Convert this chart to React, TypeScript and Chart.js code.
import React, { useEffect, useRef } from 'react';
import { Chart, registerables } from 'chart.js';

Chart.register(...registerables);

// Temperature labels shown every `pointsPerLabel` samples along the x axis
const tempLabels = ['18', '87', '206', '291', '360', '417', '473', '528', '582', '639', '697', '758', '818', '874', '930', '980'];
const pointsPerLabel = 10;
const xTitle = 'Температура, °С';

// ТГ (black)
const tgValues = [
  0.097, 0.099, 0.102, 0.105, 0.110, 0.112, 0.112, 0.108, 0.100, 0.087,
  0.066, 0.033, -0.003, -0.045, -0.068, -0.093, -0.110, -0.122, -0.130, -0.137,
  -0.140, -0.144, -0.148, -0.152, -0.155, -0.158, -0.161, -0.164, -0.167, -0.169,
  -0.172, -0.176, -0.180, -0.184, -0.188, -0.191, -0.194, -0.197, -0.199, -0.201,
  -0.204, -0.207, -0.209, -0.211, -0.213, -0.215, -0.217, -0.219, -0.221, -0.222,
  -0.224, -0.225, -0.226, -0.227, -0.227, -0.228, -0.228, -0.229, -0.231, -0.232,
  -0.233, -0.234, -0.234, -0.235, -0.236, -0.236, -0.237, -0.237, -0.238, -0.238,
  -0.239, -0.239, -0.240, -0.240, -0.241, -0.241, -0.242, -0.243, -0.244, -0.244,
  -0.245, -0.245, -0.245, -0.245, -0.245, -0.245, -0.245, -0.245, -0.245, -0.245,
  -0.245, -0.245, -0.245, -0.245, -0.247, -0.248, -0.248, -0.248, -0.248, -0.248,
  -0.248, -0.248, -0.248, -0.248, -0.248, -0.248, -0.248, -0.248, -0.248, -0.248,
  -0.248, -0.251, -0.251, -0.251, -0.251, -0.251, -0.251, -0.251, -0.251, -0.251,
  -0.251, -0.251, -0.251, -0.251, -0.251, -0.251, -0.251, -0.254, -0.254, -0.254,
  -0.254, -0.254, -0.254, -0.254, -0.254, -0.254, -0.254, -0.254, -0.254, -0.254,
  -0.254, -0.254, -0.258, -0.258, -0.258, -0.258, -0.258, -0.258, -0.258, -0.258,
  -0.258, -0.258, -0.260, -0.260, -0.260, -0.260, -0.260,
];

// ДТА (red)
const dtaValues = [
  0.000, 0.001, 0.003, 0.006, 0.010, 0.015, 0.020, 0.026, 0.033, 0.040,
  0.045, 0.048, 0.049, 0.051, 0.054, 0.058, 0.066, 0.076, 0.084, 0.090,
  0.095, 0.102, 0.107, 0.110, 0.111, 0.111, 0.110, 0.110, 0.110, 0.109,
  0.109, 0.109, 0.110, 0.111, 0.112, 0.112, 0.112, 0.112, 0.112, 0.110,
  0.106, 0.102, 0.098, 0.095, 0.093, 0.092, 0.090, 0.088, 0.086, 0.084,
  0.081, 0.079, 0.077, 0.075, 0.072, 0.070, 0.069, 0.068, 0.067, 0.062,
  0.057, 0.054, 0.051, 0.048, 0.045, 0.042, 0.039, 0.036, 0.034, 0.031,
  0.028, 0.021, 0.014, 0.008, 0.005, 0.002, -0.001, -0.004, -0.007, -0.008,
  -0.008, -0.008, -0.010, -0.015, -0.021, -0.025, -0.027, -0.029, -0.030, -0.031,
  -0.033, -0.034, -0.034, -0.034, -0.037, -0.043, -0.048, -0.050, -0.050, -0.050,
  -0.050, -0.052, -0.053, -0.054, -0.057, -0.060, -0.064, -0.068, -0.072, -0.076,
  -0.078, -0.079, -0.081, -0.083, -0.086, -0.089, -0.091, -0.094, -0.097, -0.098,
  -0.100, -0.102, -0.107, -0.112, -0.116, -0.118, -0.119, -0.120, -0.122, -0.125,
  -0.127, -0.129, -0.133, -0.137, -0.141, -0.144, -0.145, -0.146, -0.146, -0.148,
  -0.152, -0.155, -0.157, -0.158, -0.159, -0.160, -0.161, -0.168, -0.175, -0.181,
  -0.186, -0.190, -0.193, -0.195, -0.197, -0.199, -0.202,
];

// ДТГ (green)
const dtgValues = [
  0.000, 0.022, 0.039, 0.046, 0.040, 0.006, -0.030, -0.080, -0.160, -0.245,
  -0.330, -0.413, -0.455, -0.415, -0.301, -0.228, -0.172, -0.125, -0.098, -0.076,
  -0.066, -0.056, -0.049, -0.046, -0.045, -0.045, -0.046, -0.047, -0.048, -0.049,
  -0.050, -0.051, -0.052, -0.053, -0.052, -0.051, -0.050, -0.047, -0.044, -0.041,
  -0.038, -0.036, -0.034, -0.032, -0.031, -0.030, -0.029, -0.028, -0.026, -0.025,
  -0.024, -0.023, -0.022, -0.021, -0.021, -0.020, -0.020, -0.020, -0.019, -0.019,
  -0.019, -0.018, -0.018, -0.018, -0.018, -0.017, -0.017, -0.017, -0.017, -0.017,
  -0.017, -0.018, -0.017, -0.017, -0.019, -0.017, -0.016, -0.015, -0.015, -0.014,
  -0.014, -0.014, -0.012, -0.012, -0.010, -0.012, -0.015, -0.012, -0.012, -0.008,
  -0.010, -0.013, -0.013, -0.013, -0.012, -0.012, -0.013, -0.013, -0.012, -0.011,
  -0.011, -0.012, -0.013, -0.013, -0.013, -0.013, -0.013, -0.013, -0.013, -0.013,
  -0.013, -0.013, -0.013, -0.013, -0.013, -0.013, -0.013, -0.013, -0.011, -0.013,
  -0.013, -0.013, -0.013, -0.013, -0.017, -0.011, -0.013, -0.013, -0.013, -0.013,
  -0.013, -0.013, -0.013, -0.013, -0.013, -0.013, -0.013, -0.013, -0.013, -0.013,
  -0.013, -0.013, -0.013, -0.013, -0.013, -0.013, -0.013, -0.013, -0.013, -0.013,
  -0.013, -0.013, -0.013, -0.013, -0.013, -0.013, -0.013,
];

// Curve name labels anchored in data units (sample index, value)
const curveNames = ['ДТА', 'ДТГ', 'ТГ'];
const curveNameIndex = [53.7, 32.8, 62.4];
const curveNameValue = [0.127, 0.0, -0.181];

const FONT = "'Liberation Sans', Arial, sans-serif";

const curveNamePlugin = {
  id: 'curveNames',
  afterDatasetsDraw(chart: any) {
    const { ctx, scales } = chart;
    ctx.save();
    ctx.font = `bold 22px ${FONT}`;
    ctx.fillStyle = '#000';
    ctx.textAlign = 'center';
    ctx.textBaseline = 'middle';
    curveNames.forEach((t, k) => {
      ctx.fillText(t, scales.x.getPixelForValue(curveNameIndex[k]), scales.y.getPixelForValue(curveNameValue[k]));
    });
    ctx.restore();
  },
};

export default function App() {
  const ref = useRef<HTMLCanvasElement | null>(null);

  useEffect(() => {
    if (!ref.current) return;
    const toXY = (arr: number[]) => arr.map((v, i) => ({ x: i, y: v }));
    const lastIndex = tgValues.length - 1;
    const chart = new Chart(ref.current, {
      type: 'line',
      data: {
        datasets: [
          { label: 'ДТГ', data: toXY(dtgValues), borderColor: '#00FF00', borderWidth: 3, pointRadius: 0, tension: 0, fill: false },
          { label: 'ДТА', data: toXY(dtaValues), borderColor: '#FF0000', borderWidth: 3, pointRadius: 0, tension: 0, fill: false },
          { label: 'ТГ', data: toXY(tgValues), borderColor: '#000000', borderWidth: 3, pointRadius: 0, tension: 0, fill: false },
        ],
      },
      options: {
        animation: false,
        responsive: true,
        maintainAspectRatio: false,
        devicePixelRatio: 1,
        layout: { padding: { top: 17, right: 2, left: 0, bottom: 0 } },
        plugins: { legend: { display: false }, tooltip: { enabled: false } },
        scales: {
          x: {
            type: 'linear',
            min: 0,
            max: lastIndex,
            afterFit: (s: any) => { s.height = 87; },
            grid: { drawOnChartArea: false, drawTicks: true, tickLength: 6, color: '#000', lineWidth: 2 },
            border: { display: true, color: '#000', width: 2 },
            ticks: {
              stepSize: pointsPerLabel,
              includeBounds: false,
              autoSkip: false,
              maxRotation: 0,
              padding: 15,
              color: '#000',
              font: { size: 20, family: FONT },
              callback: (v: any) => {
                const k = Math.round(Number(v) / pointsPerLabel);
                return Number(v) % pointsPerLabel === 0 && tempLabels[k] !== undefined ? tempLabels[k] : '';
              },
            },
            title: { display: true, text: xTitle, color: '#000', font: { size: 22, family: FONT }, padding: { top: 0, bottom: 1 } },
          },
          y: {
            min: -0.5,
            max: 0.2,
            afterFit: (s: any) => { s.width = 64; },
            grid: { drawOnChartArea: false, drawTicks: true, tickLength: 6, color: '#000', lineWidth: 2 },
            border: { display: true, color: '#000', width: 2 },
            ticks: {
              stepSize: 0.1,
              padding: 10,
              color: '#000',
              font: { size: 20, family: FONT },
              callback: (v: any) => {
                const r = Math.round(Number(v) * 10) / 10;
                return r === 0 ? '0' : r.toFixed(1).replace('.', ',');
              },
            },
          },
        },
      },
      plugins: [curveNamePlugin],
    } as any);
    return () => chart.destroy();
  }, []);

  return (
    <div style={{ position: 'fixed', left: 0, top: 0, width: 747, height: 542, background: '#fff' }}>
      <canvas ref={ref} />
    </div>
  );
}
==
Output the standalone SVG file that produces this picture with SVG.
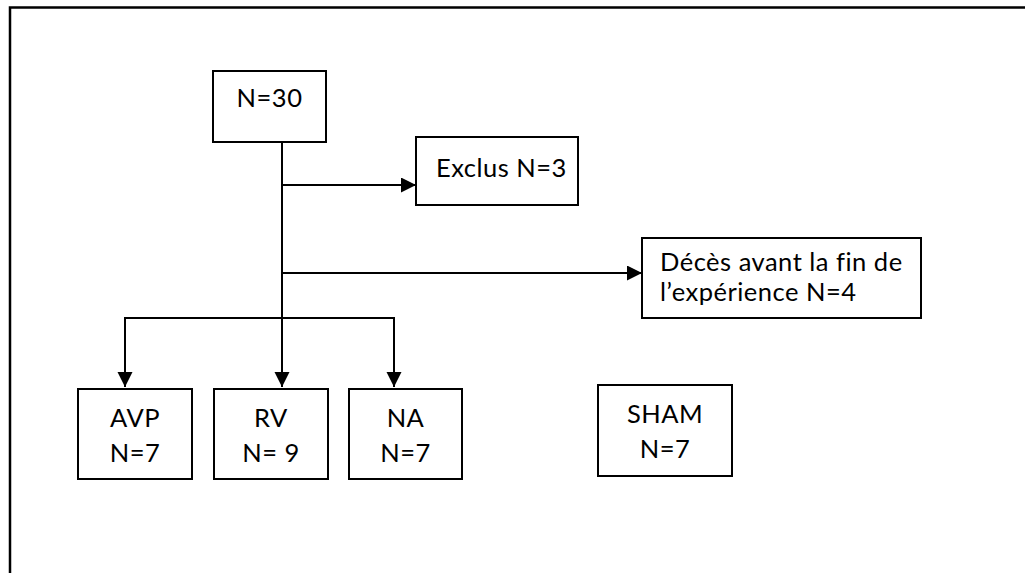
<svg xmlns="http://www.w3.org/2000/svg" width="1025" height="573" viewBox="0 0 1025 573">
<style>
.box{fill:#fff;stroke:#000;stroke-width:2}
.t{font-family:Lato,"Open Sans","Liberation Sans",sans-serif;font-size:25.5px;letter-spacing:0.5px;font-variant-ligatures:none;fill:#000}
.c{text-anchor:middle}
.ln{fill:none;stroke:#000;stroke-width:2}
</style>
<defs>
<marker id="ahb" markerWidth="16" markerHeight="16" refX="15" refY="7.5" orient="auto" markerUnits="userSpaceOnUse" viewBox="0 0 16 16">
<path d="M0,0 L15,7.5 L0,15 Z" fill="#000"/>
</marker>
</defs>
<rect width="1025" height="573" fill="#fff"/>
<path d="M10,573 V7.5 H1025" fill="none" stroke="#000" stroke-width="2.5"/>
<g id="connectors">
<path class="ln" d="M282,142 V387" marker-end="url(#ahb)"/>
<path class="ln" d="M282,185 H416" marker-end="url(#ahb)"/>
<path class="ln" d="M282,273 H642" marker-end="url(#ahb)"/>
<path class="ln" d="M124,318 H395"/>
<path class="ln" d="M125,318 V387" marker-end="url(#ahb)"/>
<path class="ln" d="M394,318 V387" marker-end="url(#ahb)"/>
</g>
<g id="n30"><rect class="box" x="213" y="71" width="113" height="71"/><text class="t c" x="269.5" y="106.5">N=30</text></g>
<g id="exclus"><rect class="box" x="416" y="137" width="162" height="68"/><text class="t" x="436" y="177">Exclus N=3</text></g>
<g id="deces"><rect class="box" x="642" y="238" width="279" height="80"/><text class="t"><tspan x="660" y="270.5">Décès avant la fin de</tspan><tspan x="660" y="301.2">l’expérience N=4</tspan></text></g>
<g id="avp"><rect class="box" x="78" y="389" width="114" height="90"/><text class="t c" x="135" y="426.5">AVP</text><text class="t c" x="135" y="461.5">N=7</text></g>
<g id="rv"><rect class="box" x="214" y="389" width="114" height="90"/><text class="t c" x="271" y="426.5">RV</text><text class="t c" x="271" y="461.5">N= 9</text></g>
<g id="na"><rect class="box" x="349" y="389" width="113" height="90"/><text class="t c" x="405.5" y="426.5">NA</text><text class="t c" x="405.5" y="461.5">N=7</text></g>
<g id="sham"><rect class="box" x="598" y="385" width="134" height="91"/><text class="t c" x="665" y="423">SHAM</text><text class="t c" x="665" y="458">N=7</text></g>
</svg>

▶ _Instructions to follow_
Say how many lines hold the word "this", giving the number and nothing else.

▶ _Complete response_
2